— START Data provided —
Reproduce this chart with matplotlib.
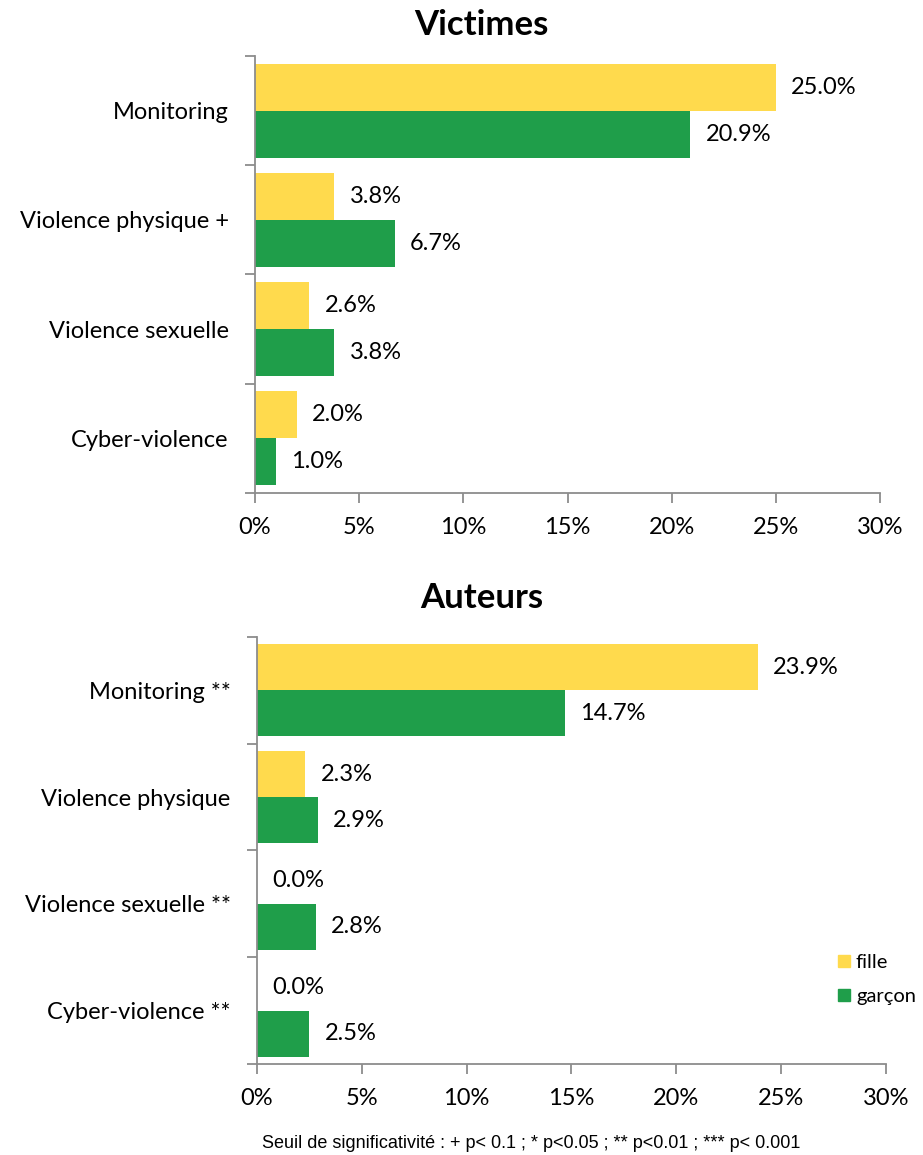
import matplotlib

matplotlib.use("Agg")
import matplotlib.pyplot as plt
from matplotlib.patches import Patch

plt.rcParams["font.family"] = ["Lato", "DejaVu Sans"]

# Prevalence (%) by sex, victims and perpetrators
victim_categories = ["Monitoring", "Violence physique +", "Violence sexuelle", "Cyber-violence"]
victim_fille = [25.0, 3.8, 2.6, 2.0]
victim_garcon = [20.9, 6.7, 3.8, 1.0]

author_categories = ["Monitoring **", "Violence physique", "Violence sexuelle **", "Cyber-violence **"]
author_fille = [23.9, 2.3, 0.0, 0.0]
author_garcon = [14.7, 2.9, 2.8, 2.5]

series_labels = ["fille", "garçon"]
x_ticks = [0, 5, 10, 15, 20, 25, 30]
footnote = "Seuil de significativité : + p< 0.1 ; * p<0.05 ; ** p<0.01 ; *** p< 0.001"

YELLOW = "#FFDA4D"
GREEN = "#1F9E4A"
AXIS_GREY = "#8C8C8C"
BAR_H = 0.43
FS = 17


def draw_panel(ax, categories, fille, garcon):
    n = len(categories)
    pos = list(range(n))
    ax.barh([p - BAR_H / 2 for p in pos], fille, height=BAR_H, color=YELLOW)
    ax.barh([p + BAR_H / 2 for p in pos], garcon, height=BAR_H, color=GREEN)
    for p, vf, vg in zip(pos, fille, garcon):
        ax.annotate(f"{vf:.1f}%", (vf, p - BAR_H / 2), xytext=(11, 0),
                    textcoords="offset points", va="center", ha="left", fontsize=FS)
        ax.annotate(f"{vg:.1f}%", (vg, p + BAR_H / 2), xytext=(11, 0),
                    textcoords="offset points", va="center", ha="left", fontsize=FS)

    ax.set_xlim(0, 30)
    ax.set_ylim(n - 0.5, -0.5)
    ax.set_xticks(x_ticks)
    ax.set_xticklabels([f"{t}%" for t in x_ticks], fontsize=FS)
    ax.set_yticks(pos)
    ax.set_yticklabels(categories, fontsize=FS)
    ax.set_yticks([p - 0.5 for p in range(n + 1)], minor=True)

    for side in ("top", "right"):
        ax.spines[side].set_visible(False)
    for side in ("left", "bottom"):
        ax.spines[side].set_color(AXIS_GREY)
        ax.spines[side].set_linewidth(1.3)
    ax.tick_params(axis="y", which="major", length=0, pad=19)
    ax.tick_params(axis="y", which="minor", length=7, width=1.3, color=AXIS_GREY)
    ax.tick_params(axis="x", length=7, width=1.3, color=AXIS_GREY, pad=10)


fig = plt.figure(figsize=(9.23, 11.55), dpi=100)
ax_v = fig.add_axes([0.2763, 0.5732, 0.6771, 0.3784])
ax_a = fig.add_axes([0.2784, 0.0788, 0.6815, 0.3697])

draw_panel(ax_v, victim_categories, victim_fille, victim_garcon)
draw_panel(ax_a, author_categories, author_fille, author_garcon)

fig.text(0.522, 1 - 25 / 1155, "Victimes", ha="center", va="center",
         fontsize=25, fontweight="bold")
fig.text(0.522, 1 - 598 / 1155, "Auteurs", ha="center", va="center",
         fontsize=25, fontweight="bold")

fig.legend(handles=[Patch(color=YELLOW), Patch(color=GREEN)], labels=series_labels,
           loc="upper left", bbox_to_anchor=(0.899, 1 - 946 / 1155), frameon=False,
           fontsize=14.5, handlelength=0.6, handleheight=0.6, handletextpad=0.3,
           labelspacing=0.85, borderaxespad=0)

fig.text(0.575, 1 - 1143 / 1155, footnote, ha="center", va="center",
         fontsize=13, family=["Liberation Sans", "DejaVu Sans"])

fig.savefig("out.png", dpi=100)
— END Data provided —
▸ **Direction**
Copy out the listing exactly as it stands, but not the pictures.

▸ **Solution to this task**
Reproduce this chart with matplotlib.
import matplotlib

matplotlib.use("Agg")
import matplotlib.pyplot as plt
from matplotlib.patches import Patch

plt.rcParams["font.family"] = ["Lato", "DejaVu Sans"]

# Prevalence (%) by sex, victims and perpetrators
victim_categories = ["Monitoring", "Violence physique +", "Violence sexuelle", "Cyber-violence"]
victim_fille = [25.0, 3.8, 2.6, 2.0]
victim_garcon = [20.9, 6.7, 3.8, 1.0]

author_categories = ["Monitoring **", "Violence physique", "Violence sexuelle **", "Cyber-violence **"]
author_fille = [23.9, 2.3, 0.0, 0.0]
author_garcon = [14.7, 2.9, 2.8, 2.5]

series_labels = ["fille", "garçon"]
x_ticks = [0, 5, 10, 15, 20, 25, 30]
footnote = "Seuil de significativité : + p< 0.1 ; * p<0.05 ; ** p<0.01 ; *** p< 0.001"

YELLOW = "#FFDA4D"
GREEN = "#1F9E4A"
AXIS_GREY = "#8C8C8C"
BAR_H = 0.43
FS = 17


def draw_panel(ax, categories, fille, garcon):
    n = len(categories)
    pos = list(range(n))
    ax.barh([p - BAR_H / 2 for p in pos], fille, height=BAR_H, color=YELLOW)
    ax.barh([p + BAR_H / 2 for p in pos], garcon, height=BAR_H, color=GREEN)
    for p, vf, vg in zip(pos, fille, garcon):
        ax.annotate(f"{vf:.1f}%", (vf, p - BAR_H / 2), xytext=(11, 0),
                    textcoords="offset points", va="center", ha="left", fontsize=FS)
        ax.annotate(f"{vg:.1f}%", (vg, p + BAR_H / 2), xytext=(11, 0),
                    textcoords="offset points", va="center", ha="left", fontsize=FS)

    ax.set_xlim(0, 30)
    ax.set_ylim(n - 0.5, -0.5)
    ax.set_xticks(x_ticks)
    ax.set_xticklabels([f"{t}%" for t in x_ticks], fontsize=FS)
    ax.set_yticks(pos)
    ax.set_yticklabels(categories, fontsize=FS)
    ax.set_yticks([p - 0.5 for p in range(n + 1)], minor=True)

    for side in ("top", "right"):
        ax.spines[side].set_visible(False)
    for side in ("left", "bottom"):
        ax.spines[side].set_color(AXIS_GREY)
        ax.spines[side].set_linewidth(1.3)
    ax.tick_params(axis="y", which="major", length=0, pad=19)
    ax.tick_params(axis="y", which="minor", length=7, width=1.3, color=AXIS_GREY)
    ax.tick_params(axis="x", length=7, width=1.3, color=AXIS_GREY, pad=10)


fig = plt.figure(figsize=(9.23, 11.55), dpi=100)
ax_v = fig.add_axes([0.2763, 0.5732, 0.6771, 0.3784])
ax_a = fig.add_axes([0.2784, 0.0788, 0.6815, 0.3697])

draw_panel(ax_v, victim_categories, victim_fille, victim_garcon)
draw_panel(ax_a, author_categories, author_fille, author_garcon)

fig.text(0.522, 1 - 25 / 1155, "Victimes", ha="center", va="center",
         fontsize=25, fontweight="bold")
fig.text(0.522, 1 - 598 / 1155, "Auteurs", ha="center", va="center",
         fontsize=25, fontweight="bold")

fig.legend(handles=[Patch(color=YELLOW), Patch(color=GREEN)], labels=series_labels,
           loc="upper left", bbox_to_anchor=(0.899, 1 - 946 / 1155), frameon=False,
           fontsize=14.5, handlelength=0.6, handleheight=0.6, handletextpad=0.3,
           labelspacing=0.85, borderaxespad=0)

fig.text(0.575, 1 - 1143 / 1155, footnote, ha="center", va="center",
         fontsize=13, family=["Liberation Sans", "DejaVu Sans"])

fig.savefig("out.png", dpi=100)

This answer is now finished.